PROBLEM DETAILS:
Each line from the beginning of the data below through the line containing "const lx = x(last)! + bw / 2;" should be repeated exactly, please.

SUPPLIED INFORMATION:
.....

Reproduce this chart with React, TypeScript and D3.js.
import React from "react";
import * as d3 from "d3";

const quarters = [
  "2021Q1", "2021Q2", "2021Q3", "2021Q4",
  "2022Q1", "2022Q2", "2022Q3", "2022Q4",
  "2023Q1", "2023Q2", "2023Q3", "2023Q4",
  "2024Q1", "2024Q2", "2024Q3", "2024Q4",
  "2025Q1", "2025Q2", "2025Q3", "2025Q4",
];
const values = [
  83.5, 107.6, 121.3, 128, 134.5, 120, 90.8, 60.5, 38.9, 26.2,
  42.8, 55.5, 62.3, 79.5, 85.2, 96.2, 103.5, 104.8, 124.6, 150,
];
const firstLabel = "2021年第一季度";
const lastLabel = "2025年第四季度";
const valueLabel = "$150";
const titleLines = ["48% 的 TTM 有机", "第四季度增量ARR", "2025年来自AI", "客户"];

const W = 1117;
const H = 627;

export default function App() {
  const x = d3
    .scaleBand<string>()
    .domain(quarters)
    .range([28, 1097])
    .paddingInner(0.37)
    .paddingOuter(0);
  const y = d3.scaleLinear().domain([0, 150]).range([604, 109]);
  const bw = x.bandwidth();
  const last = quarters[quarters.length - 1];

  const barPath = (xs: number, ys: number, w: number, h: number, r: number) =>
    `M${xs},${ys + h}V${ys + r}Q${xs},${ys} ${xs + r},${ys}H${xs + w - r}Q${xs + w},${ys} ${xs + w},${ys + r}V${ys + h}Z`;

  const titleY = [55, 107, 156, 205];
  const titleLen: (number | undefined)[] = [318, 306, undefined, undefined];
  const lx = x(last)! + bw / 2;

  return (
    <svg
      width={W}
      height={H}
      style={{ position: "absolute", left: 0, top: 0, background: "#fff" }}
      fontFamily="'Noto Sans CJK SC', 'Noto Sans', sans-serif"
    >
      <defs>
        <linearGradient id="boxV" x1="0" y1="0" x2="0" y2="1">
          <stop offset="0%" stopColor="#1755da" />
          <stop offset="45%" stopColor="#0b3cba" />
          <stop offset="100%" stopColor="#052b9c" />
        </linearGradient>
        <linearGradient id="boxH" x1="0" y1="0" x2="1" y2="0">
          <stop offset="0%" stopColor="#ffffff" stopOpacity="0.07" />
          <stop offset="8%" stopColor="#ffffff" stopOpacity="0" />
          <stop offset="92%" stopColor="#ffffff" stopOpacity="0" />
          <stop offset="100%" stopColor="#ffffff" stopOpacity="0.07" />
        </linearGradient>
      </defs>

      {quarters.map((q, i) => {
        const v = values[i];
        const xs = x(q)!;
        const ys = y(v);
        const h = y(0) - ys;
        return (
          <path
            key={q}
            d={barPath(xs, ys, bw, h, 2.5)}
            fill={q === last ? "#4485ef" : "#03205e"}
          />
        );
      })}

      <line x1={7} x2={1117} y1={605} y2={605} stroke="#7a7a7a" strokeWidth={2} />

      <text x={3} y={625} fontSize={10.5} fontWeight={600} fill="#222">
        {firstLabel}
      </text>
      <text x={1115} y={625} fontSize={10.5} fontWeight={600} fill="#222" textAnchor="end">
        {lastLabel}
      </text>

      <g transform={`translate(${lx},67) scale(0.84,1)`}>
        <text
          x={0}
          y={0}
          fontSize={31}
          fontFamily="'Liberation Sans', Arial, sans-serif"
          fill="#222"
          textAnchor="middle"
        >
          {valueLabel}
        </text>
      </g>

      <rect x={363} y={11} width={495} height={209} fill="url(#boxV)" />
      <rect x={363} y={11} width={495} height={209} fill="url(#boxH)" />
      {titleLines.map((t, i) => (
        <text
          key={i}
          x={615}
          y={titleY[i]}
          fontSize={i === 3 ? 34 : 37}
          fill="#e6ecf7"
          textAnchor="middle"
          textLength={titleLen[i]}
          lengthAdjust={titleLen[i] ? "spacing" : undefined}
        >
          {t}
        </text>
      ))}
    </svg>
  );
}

.....

THE ANSWER:
Reproduce this chart with React, TypeScript and D3.js.
import React from "react";
import * as d3 from "d3";

const quarters = [
  "2021Q1", "2021Q2", "2021Q3", "2021Q4",
  "2022Q1", "2022Q2", "2022Q3", "2022Q4",
  "2023Q1", "2023Q2", "2023Q3", "2023Q4",
  "2024Q1", "2024Q2", "2024Q3", "2024Q4",
  "2025Q1", "2025Q2", "2025Q3", "2025Q4",
];
const values = [
  83.5, 107.6, 121.3, 128, 134.5, 120, 90.8, 60.5, 38.9, 26.2,
  42.8, 55.5, 62.3, 79.5, 85.2, 96.2, 103.5, 104.8, 124.6, 150,
];
const firstLabel = "2021年第一季度";
const lastLabel = "2025年第四季度";
const valueLabel = "$150";
const titleLines = ["48% 的 TTM 有机", "第四季度增量ARR", "2025年来自AI", "客户"];

const W = 1117;
const H = 627;

export default function App() {
  const x = d3
    .scaleBand<string>()
    .domain(quarters)
    .range([28, 1097])
    .paddingInner(0.37)
    .paddingOuter(0);
  const y = d3.scaleLinear().domain([0, 150]).range([604, 109]);
  const bw = x.bandwidth();
  const last = quarters[quarters.length - 1];

  const barPath = (xs: number, ys: number, w: number, h: number, r: number) =>
    `M${xs},${ys + h}V${ys + r}Q${xs},${ys} ${xs + r},${ys}H${xs + w - r}Q${xs + w},${ys} ${xs + w},${ys + r}V${ys + h}Z`;

  const titleY = [55, 107, 156, 205];
  const titleLen: (number | undefined)[] = [318, 306, undefined, undefined];
  const lx = x(last)! + bw / 2;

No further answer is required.